Families were also told their children were going on camps with their teacher or headmaster, who appear to have collaborated with Russia, she added.

Gaber said they often face difficulties to track children because they are taken to different parts of Russia. 

“And they change the information and basic data in the documents of these children, so sometimes names [and] surnames would be changed, sometimes their date of birth, sometimes the date of crossing the border will be changed to make it more difficult for us to find those children,” she said. 

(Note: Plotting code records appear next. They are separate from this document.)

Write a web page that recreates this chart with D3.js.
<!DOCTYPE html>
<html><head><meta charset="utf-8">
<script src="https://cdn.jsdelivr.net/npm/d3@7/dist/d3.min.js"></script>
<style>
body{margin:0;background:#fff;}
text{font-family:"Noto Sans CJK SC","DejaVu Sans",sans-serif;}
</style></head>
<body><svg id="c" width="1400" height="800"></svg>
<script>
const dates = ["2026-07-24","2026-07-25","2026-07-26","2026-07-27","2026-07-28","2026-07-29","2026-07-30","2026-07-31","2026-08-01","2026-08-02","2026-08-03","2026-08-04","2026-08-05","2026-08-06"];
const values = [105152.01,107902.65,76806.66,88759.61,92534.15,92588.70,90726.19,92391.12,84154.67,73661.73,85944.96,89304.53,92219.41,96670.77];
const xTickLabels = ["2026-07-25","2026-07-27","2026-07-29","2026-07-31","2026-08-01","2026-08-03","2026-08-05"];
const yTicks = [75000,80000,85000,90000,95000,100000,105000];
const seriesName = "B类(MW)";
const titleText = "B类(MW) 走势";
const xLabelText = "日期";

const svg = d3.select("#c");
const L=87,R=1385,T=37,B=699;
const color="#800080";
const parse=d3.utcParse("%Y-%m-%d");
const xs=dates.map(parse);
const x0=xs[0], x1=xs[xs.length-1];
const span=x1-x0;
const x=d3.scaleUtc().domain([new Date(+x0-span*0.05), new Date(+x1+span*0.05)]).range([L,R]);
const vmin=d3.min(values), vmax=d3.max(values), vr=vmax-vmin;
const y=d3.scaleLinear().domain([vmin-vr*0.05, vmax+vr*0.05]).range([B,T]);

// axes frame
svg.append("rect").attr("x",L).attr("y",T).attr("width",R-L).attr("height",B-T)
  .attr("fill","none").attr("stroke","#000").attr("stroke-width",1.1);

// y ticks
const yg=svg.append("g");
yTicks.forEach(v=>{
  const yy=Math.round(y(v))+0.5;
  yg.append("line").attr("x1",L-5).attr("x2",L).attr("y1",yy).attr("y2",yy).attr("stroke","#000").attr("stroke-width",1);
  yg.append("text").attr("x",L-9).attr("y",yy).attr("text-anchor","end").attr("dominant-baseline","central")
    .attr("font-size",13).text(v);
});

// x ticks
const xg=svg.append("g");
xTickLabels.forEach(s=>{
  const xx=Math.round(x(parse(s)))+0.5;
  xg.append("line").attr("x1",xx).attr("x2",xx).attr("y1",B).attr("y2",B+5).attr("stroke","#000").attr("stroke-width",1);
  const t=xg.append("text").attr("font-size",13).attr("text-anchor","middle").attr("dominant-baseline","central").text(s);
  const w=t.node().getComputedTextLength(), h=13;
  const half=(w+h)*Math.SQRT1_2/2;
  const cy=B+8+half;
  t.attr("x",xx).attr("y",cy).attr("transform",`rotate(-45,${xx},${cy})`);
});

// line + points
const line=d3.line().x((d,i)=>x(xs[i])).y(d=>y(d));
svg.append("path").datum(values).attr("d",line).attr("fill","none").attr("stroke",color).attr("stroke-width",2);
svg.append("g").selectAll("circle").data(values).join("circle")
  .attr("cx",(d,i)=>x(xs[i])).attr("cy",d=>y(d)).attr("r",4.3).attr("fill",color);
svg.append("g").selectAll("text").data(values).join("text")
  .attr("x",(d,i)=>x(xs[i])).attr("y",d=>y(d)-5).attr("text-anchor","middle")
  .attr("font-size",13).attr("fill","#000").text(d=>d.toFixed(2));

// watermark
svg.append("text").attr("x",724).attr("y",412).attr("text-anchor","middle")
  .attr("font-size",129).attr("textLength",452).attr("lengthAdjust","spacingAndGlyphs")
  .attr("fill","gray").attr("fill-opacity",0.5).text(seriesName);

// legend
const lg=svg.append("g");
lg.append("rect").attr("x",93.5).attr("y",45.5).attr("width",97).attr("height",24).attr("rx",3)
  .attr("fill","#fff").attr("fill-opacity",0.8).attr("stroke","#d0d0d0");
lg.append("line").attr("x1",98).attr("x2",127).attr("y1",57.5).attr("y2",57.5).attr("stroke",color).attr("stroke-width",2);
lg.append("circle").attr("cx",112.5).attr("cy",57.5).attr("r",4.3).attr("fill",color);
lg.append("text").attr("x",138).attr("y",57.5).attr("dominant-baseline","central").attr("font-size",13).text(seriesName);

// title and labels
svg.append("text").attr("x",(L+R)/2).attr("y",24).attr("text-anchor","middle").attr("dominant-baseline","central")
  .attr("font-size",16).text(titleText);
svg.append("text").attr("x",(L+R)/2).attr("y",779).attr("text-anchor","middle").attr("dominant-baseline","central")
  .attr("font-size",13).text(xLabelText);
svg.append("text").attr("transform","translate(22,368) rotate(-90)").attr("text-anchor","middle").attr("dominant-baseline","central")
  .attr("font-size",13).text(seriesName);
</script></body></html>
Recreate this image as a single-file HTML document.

Some children who were returned to Ukraine in April after almost six months in Russia, told Save Ukraine of their experiences, saying they were mocked and humiliated and others were beaten for rejecting Russian narratives. 

Save Ukraine brought back the 95 children to Ukraine by working with the mothers who themselves went to Russia and Crimea. Yerokhiva said there are no negotiations because Ukraine does not have diplomatic relations with Russia. 

“We work with mothers or relatives who are looking for [their] children. We send them with our drivers and we have some volunteers on that side in Belarus and Russia who help us, but we don’t reveal any details about them because of their safety.” 

Gaber said there are also Russian volunteers who try to collect information on the children and help track them. 

It is difficult to determine the exact number of Ukrainian children who are still in Russia. Citing official data released by Ukraine, Yerokhiva said there are about 19 500 children yet to be returned to Ukraine. 

“We consider these deportation of the children as part of a bigger Russian policy, which is to erase Ukrainians [as] an ethnic group on this Earth. They don’t recognise us as a nation. So this is how they tried to conquer us and to erase us,” said Yerokhiva.